By Guest Blogger Helen Fraser For War History Online
It cannot be denied that war is responsible for huge numbers of deaths, and an awful lot of horrific injuries. Historically, the only thing which has eliminated more people in a shorter amount of time than war is the plague. And it’s a close-run thing. So it’s understandable that people don’t tend to associate war with the preservation of life.
However, necessity being the mother of invention, warfare has, perhaps paradoxically, led to some of the greatest advances in medicine that the world has ever seen. Thus, while wars have taken millions upon millions of human lives throughout history, and consigned even more to a lifetime of pain and suffering, it has also (though perhaps indirectly) saved a great many lives and healed a great many people. Here is a brief exploration of the strangely intertwined doctrines of warfare and medicine.
The Ancient Greek Hippocrates – still revered today as the ‘father of medicine’ said that “He who desires to practice surgery must go to war.” He had a good reason for these words.
Since the beginning of organized warfare, the world’s most astute military leaders knew that they would win more battles with fitter troops. The best military commanders thus employed skilled doctors to ensure that their troops were free from sickness and recovered quickly from their wounds. This was one of the reasons why otherwise peaceable young men were eager to join fighting forces. In an era before things like universal healthcare and medical insurance, civilian doctors were expensive (and their methods were often worse for you than the disease!).
When life was dangerous and disease was rife, the healthy regime and (relatively) skilled healthcare available with a military unit actually gave many a far better chance of survival than they may have had as civilians. And the doctors themselves? Well, ancient doctors were universally acknowledged to be far more skilled than civilian doctors. Why? Partly because the military nature of their employment meant that they could not attempt to make money out of quackeries – if a patient died the doctor frequently would not get paid – and partly because the swift and concentrated level of injury incurred by battles gave them a lot of experience in what worked and what did not, at least where wound care was concerned. Furthermore, exposure to the carnage of battle allowed a good deal of gruesomely obtained expertise regarding human anatomy.
Historically, the most significant advances in trauma and emergency medicine have been born of combat situations. These include:
- The tourniquet – which limits blood flow to wounded limbs. This was almost certainly invented by Roman army doctors, who wished to perform amputations without risking their patients bleeding to death.
- The ligature – a method of tying the ends of sliced arteries to prevent patients from bleeding to death.

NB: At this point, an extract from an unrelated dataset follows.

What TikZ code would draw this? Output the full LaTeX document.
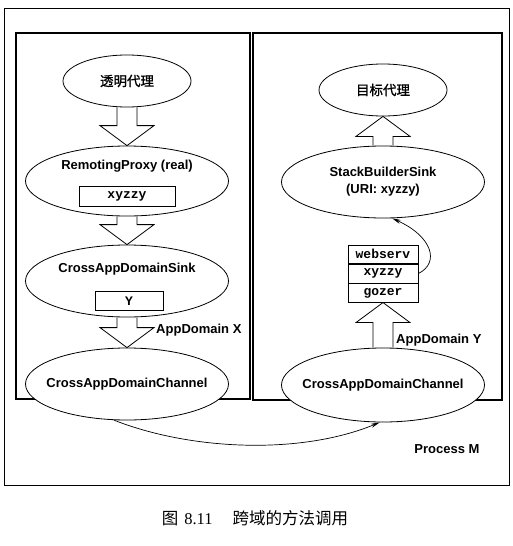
\documentclass[tikz,border=0pt]{standalone}
\usepackage{fontspec}
\setmainfont{Liberation Serif}
\newfontfamily\lab{Liberation Sans}
\newfontfamily\mono{Liberation Mono}
\newfontfamily\cjk{Noto Sans CJK SC}
\newfontfamily\cjkb{Noto Sans CJK SC}[FakeBold=1.2]
\usepackage{tikz}
\usetikzlibrary{positioning, arrows.meta, shapes.geometric, calc}

% hollow block arrow: shaft base #1, tip #2
\newcommand{\fatarrow}[2]{%
  \draw[fat] let \p1=(#1), \p2=(#2), \p3=($(#2)!20pt!(#1)$) in
    (\x1-10pt,\y1) -- (\x1-10pt,\y3) -- (\x1-27pt,\y3) -- (\x2,\y2)
    -- (\x1+27pt,\y3) -- (\x1+10pt,\y3) -- (\x1+10pt,\y1);}

\begin{document}
\begin{tikzpicture}[x=1pt, y=-1pt,
    font=\lab\bfseries\fontsize{13}{17}\selectfont,
    sinkbubble/.style={ellipse, draw, fill=white, line width=0.8pt, inner sep=0pt},
    proxyname/.style={font=\cjkb\fontsize{13.5}{15}\selectfont},
    field/.style={draw, line width=0.6pt, inner sep=0pt,
                  font=\mono\bfseries\fontsize{13}{14}\selectfont},
    panel/.style={draw, line width=1.3pt},
    fat/.style={draw, line width=0.8pt},
    flow/.style={-{Stealth[length=9pt,width=4pt]}, line width=0.7pt}]
    \useasboundingbox (0,0) rectangle (513,546);

    % Process M and the two AppDomains
    \draw[line width=1pt] (4,8) rectangle (509,485);
    \draw[panel] (16,33) rectangle (250,399);
    \draw[panel] (253,33) rectangle (502,400);

    % AppDomain X
    \node[sinkbubble, proxyname, minimum width=128, minimum height=52] (tp) at (127,81) {透明代理};
    \node[sinkbubble, minimum width=203, minimum height=70] (rp) at (127,181) {};
    \node (rpname) at (127,166) {RemotingProxy (real)};
    \node[field, minimum width=96, minimum height=20] (rpuri) at (127,196) {xyzzy};
    \node[sinkbubble, minimum width=203, minimum height=72] (cs) at (127,281) {};
    \node (csname) at (127,269) {CrossAppDomainSink};
    \node[field, minimum width=68, minimum height=19] (csid) at (129,301) {Y};
    \node[sinkbubble, minimum width=203, minimum height=72,
          label=center:CrossAppDomainChannel] (chx) at (127,384) {};
    \node[anchor=east] (adx) at (245,330) {AppDomain X};

    % AppDomain Y
    \node[sinkbubble, proxyname, minimum width=128, minimum height=52] (tg) at (383,90) {目标代理};
    \node[sinkbubble, align=center, minimum width=203, minimum height=72] (sbs) at (383,182) {StackBuilderSink\\(URI: xyzzy)};
    \node[field, minimum width=70, minimum height=18.7] (ws) at (383,254.3) {webserv};
    \node[field, minimum width=70, minimum height=18.7, below=0pt of ws] (xy) {xyzzy};
    \node[field, minimum width=70, minimum height=18.7, below=0pt of xy] (gz) {gozer};
    \node[sinkbubble, minimum width=203, minimum height=74,
          label=center:CrossAppDomainChannel] (chy) at (383,385) {};
    \node[anchor=east] (ady) at (485,340) {AppDomain Y};

    \node[anchor=east] (pm) at (483,449) {Process M};

    % block arrows
    \fatarrow{tp.south}{rp.north}
    \fatarrow{rp.south}{cs.north}
    \fatarrow{cs.south}{chx.north}
    \fatarrow{chy.north}{gz.south}
    \fatarrow{sbs.north}{tg.south}

    % channel to channel, and lookup back to the sink
    \draw[flow] (chx.-110) .. controls +(76,30) and +(-80,33) .. (chy.-95);
    \draw[flow] (xy.east) .. controls +(22,-11) and +(40,18) .. (sbs.-76);

    % caption
    \node (cap) at (255,518) {\cjk\mdseries\fontsize{16.5}{18}\selectfont 图\hspace{6pt}{\rmfamily 8.11}\hspace{20pt}跨域的方法调用};
\end{tikzpicture}
\end{document}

Discovered by Ambroise Pare at the Siege of Turin in 1537.
- The ambulance – invented during the Napoleonic Wars, and advanced during the American Civil War and the First World War.
- The principles of germ control, hospital sanitation, and modern nursing – laid down by Florence Nightingale during the Crimean War.
- Triage – a method of swift assessment by which emergency patients are prioritized according to the urgency of their need. This was formalized by the French army during WW1.
- Penicillin – while this vital infection-control drug was discovered by Alexander Fleming in peacetime, it was only during WW2 that it was brought out of obscurity to treat sickly soldiers and control infections in the barracks.
Modern Medical Triumphs
Even today, the necessity of warfare continues to drive medical technology forward. Surgeons working today in combat zones are far, far more able to save lives through surgery than they were even five years ago, despite the injuries with which they are presented being no less severe.
Their methods are growing far swifter, safer, and more effective all the time. Notably, most modern militaries make efficient use of full-body scans and handheld ultrasounds, allowing them to locate internal problems extremely quickly and make informed surgical decisions within moments. Handheld ultrasound scanners also allow surgeons to pinpoint and individually anesthetize pain-transmitting nerves, something which has big implications for the treatment of chronic pain in all fields. Without a doubt, the urgency and great need for healing within combat situations will continue to drive our medical technologies for as long as there are casualties of war.
Without a doubt, the urgency and great need for healing within combat situations will continue to drive our medical technologies for as long as there are casualties of war.